Additionally, the marginal 3% month-on-month decline in edible oil stocks at Indian ports, despite the overall increase in imports, indicates the influence of seasonal shifts. It highlights the intricacies of demand, supply, and logistics that can impact the delicate balance of an economic sector.
Future Outlook and Lessons for Policymakers
As we look ahead to October 2023, forecasts suggest a 20-25% month-on-month decline in edible oil imports, primarily driven by higher port stocks, domestic oilseed arrivals, and weaker post-festive season demand. This impending downturn is a poignant reminder that economic predictions should be based on a holistic understanding of various factors – international, domestic, and seasonal.
Considering the prevailing economic dynamics and insights from the industry, here’s a nuanced forecast for edible oil imports in the coming months.
Palm Oil demand in this OND quarter is expected to be 2.3 MMT and India also expects soft oils to 1.2 MMT ( about 600 K each of Sun and Soya).
Several factors warrant attention when interpreting these figures. Firstly, November and December are marked by the Durga Puja and Diwali festivals, which traditionally boost demand. However, it’s essential to bear in mind that post-festive periods typically witness a decrease in demand, leading to a slowing effect.
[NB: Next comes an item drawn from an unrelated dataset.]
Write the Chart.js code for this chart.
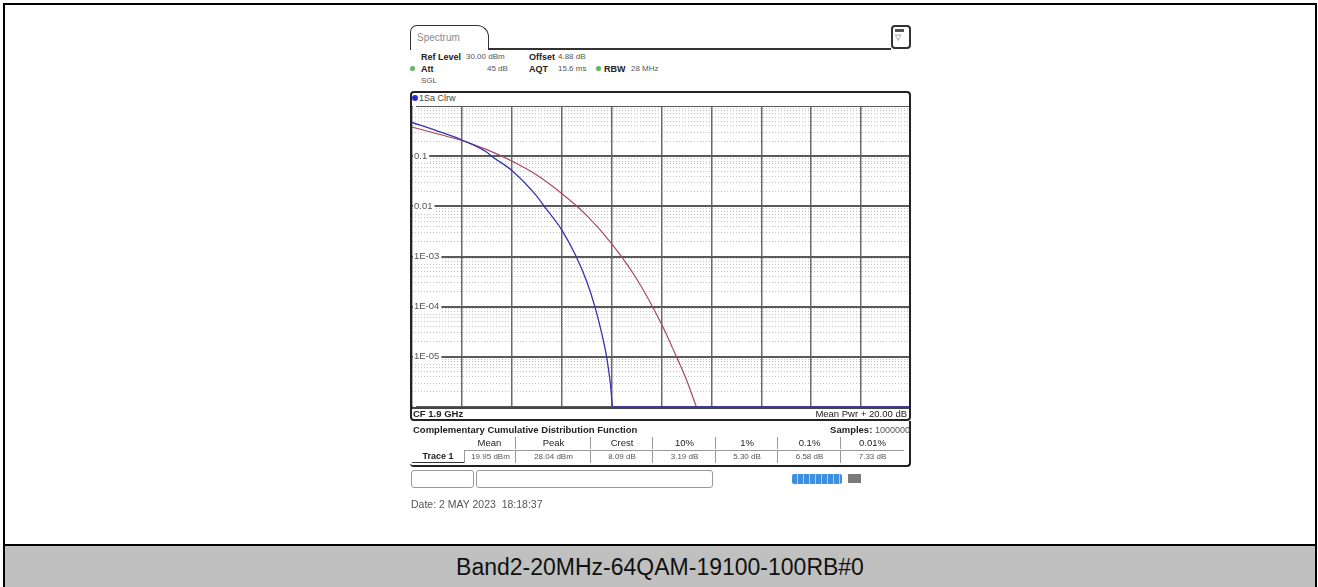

Another contributing factor is the ongoing competition between palm and sunflower oil, mainly driven by price sensitivity within the market. Sunflower oil continues to strive to take some market share from palm as well as soya due to its competitive pricing.
Furthermore, the soybean oil market faces a unique set of constraints, including the influence of government support prices for Kharif crops and the presence of significant seed reserves from NAFED. These factors, coupled with sluggish sales, may lead to imports remaining below their full potential.
The forecasts for edible oil imports in the upcoming quarter are shaped by a dynamic interplay of economic, seasonal, and market-specific variables. These projections are designed to offer a comprehensive outlook, considering the multifaceted nature of the industry and its ongoing developments.
In conclusion, the surge in vegetable oil imports in India is more than a mere economic statistic. It is a reflection of the intricate web of global trade, geopolitics, and seasonal shifts that underpin an industry of critical importance.